TASK DATA -
----------
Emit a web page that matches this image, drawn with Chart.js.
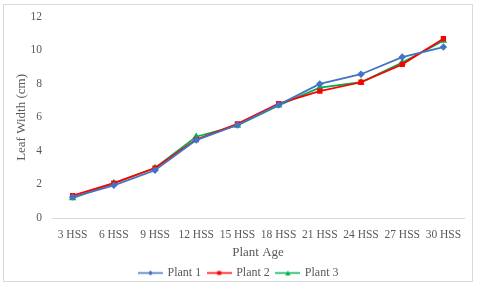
----------
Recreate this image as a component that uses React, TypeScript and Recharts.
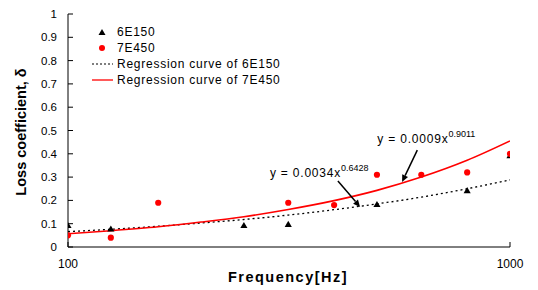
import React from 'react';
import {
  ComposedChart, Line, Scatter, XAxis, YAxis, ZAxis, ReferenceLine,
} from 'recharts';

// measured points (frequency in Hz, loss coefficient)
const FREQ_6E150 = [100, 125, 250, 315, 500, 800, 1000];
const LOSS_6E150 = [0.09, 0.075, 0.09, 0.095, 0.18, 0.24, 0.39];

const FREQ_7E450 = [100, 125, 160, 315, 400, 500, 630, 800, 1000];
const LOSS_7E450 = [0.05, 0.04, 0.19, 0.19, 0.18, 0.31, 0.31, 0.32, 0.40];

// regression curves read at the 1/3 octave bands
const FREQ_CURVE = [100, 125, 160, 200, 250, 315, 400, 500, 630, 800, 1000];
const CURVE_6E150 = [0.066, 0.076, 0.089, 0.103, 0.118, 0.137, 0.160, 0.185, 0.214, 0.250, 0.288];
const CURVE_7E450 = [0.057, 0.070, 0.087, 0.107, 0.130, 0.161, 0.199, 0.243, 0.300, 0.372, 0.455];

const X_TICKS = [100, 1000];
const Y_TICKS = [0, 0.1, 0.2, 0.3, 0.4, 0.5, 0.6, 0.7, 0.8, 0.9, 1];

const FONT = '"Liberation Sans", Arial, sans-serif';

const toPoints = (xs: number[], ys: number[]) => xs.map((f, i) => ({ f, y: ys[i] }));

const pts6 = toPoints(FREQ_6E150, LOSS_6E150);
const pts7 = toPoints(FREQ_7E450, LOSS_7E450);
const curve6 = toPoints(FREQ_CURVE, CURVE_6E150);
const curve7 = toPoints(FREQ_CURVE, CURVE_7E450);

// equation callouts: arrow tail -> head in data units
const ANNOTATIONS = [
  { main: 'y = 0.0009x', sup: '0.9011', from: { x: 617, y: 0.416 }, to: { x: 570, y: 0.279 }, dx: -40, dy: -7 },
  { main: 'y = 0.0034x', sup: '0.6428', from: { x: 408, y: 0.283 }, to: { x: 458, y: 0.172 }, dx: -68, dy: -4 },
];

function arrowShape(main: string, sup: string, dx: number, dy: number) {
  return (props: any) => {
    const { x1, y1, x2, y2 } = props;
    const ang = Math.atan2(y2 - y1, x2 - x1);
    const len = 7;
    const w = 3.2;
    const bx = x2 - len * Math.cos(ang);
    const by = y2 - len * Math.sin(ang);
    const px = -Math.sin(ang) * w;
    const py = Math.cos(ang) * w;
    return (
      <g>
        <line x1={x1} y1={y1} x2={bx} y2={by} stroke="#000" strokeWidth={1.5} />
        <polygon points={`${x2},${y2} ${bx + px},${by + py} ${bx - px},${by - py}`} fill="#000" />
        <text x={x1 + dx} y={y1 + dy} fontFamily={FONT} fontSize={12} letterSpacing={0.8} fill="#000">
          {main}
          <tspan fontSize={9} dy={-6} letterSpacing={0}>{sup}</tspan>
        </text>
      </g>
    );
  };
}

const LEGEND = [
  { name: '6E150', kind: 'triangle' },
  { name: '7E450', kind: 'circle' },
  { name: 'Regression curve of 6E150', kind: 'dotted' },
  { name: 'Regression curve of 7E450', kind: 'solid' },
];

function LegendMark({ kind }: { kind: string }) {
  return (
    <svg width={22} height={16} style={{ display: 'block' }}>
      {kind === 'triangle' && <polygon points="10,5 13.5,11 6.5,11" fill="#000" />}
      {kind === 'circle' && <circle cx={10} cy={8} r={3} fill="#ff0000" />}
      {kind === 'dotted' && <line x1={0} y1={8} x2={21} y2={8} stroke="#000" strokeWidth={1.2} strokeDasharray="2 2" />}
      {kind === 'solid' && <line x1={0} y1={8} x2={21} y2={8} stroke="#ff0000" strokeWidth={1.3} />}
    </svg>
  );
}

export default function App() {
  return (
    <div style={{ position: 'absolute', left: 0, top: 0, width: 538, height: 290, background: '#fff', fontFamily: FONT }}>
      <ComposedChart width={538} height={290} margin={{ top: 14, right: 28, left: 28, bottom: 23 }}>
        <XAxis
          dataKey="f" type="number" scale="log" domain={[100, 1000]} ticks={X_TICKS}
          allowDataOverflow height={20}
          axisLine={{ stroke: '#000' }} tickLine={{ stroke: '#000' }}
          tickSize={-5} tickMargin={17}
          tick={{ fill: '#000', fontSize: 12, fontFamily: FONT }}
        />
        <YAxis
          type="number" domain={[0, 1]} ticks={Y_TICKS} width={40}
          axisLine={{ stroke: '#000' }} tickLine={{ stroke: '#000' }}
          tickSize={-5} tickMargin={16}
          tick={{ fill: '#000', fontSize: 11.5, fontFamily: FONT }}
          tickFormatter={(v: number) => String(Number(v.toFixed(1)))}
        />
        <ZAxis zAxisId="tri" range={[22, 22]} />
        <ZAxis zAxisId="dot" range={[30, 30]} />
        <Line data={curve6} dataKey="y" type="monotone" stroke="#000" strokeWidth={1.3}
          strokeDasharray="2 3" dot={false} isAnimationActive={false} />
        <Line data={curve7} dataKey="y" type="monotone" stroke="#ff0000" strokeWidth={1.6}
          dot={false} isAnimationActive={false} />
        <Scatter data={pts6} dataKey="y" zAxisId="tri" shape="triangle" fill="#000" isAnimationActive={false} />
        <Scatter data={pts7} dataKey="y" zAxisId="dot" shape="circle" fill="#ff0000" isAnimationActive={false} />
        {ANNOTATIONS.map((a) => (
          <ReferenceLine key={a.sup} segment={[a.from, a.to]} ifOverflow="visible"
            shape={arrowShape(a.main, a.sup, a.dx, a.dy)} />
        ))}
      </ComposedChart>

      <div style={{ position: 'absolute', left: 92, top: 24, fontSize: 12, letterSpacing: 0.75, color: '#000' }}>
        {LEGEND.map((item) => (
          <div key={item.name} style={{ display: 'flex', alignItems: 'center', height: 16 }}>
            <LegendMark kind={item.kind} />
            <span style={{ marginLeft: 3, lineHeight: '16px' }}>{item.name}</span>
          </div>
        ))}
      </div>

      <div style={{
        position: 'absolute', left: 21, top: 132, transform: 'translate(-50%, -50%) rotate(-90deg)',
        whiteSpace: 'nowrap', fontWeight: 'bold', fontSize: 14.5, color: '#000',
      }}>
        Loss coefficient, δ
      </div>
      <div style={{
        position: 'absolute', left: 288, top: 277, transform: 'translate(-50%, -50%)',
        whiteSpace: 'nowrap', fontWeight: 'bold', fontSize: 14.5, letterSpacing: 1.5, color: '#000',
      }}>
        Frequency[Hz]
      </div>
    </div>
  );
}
----------
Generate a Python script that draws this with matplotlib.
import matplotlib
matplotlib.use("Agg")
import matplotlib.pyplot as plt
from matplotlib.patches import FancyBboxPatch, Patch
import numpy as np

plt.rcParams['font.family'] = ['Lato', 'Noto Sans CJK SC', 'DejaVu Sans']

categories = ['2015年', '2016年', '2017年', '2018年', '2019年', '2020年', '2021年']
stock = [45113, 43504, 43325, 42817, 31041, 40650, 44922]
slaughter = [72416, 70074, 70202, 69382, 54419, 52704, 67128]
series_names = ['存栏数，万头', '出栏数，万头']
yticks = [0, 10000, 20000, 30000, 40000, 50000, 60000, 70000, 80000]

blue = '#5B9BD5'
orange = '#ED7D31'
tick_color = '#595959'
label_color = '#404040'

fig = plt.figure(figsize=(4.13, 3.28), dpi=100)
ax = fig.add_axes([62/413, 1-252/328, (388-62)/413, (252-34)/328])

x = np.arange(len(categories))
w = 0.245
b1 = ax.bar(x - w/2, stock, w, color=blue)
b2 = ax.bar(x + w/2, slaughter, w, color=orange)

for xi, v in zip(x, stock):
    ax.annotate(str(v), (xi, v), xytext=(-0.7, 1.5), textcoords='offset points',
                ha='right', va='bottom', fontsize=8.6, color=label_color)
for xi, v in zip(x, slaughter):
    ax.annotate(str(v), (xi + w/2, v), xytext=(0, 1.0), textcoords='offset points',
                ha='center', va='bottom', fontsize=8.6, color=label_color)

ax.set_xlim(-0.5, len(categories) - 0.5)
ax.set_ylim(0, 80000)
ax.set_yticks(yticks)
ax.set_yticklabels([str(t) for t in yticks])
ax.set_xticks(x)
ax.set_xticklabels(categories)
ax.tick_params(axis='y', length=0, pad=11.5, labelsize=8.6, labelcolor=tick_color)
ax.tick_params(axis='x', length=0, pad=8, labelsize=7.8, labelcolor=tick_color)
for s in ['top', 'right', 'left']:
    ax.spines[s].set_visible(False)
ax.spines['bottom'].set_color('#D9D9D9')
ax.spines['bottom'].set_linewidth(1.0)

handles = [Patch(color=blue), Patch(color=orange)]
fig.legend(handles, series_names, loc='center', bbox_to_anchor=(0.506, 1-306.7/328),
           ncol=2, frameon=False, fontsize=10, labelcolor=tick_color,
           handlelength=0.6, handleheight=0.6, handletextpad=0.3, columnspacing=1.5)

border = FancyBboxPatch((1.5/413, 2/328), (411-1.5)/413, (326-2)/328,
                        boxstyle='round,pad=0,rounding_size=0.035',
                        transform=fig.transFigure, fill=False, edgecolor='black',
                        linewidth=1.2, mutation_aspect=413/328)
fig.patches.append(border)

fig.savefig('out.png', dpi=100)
----------
Identify the lines that contain the string "with", and copy every one of them.

ANSWER FOR THIS EXERCISE -
Emit a web page that matches this image, drawn with Chart.js.
Generate a Python script that draws this with matplotlib.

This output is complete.